I mentioned before that after 2 hours, I was lost. Luckily, there is not a lack of bonfires along the way, as well as a number of shortcuts to help you along as well. As labyrinthine as the zones may be, it doesn’t seem like you’ll be too far from a bonfire – although you’ll have many trials to get there first.
It does feel like Dark Souls 3 might be a shaky last step for the Souls series; strong components of the previous games have been brought in to carry it along, from the sharpened controls and heightened visuals of DS2, to the locations and themes of Dark Souls through the Undead Settlement and the swamp area that I haven’t faced yet. The story follows a different route during this telling, instead of the slow decay of your character through time, you are strengthening yourself with the fires of Lords – although, in fairness, this is changing some words around with the same base gameplay.
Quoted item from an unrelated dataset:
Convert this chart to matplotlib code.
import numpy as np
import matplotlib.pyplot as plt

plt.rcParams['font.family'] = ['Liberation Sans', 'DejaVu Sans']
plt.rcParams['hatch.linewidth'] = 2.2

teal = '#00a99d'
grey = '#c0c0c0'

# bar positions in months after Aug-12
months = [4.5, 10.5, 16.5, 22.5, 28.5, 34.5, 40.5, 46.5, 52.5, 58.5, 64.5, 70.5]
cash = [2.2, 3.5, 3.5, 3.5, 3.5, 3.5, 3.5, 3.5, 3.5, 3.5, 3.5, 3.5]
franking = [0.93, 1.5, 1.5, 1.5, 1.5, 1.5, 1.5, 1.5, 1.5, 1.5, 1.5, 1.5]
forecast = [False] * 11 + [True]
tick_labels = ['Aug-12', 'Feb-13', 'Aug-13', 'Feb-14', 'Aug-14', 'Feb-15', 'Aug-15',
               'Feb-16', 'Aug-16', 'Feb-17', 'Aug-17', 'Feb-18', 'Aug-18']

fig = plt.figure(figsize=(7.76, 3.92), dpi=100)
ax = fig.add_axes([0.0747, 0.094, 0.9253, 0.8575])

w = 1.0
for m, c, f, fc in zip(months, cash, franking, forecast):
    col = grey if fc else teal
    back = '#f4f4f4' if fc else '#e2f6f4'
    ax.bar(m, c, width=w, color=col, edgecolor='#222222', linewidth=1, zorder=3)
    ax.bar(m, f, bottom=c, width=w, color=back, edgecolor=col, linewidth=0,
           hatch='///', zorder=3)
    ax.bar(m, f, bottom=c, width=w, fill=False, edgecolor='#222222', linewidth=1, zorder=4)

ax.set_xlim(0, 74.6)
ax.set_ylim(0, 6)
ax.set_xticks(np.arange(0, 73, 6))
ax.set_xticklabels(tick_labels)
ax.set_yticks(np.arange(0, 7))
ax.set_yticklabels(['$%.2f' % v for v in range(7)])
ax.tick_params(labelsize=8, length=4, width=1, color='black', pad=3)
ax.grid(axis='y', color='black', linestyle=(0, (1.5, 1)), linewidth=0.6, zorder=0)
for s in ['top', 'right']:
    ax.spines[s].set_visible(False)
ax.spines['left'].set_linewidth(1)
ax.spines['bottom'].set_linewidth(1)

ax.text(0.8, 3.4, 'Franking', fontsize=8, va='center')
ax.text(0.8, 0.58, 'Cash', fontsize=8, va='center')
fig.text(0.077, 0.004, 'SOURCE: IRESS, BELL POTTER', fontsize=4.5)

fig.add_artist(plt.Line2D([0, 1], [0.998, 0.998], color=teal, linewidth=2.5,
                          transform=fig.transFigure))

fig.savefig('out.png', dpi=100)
I’ve enjoyed the game I’ve played so far and I only wished I’d managed to soldier further through Lothric before this post. I’ll press on through the Cathedral of the Deep and see what lies beyond – probably the steep cliff-face of the difficulty curve to come. At some point, I’ll read through some of the lore of the world, most of which I’ve missed because I’ve been engrossed in pushing further ahead.
With all that said, I hope Dark Souls 3 rounds off the Souls series. From Software have shown great potential with Bloodborne under their belt, which used the Souls formula in a different style. I’d like to see another twisted fantasy from them in the future.
As a side note, I apologise for the lack of interesting pictures. I’m often too focused when playing to get screenshots as I go and these were some I happened to get. Plus, spoilers.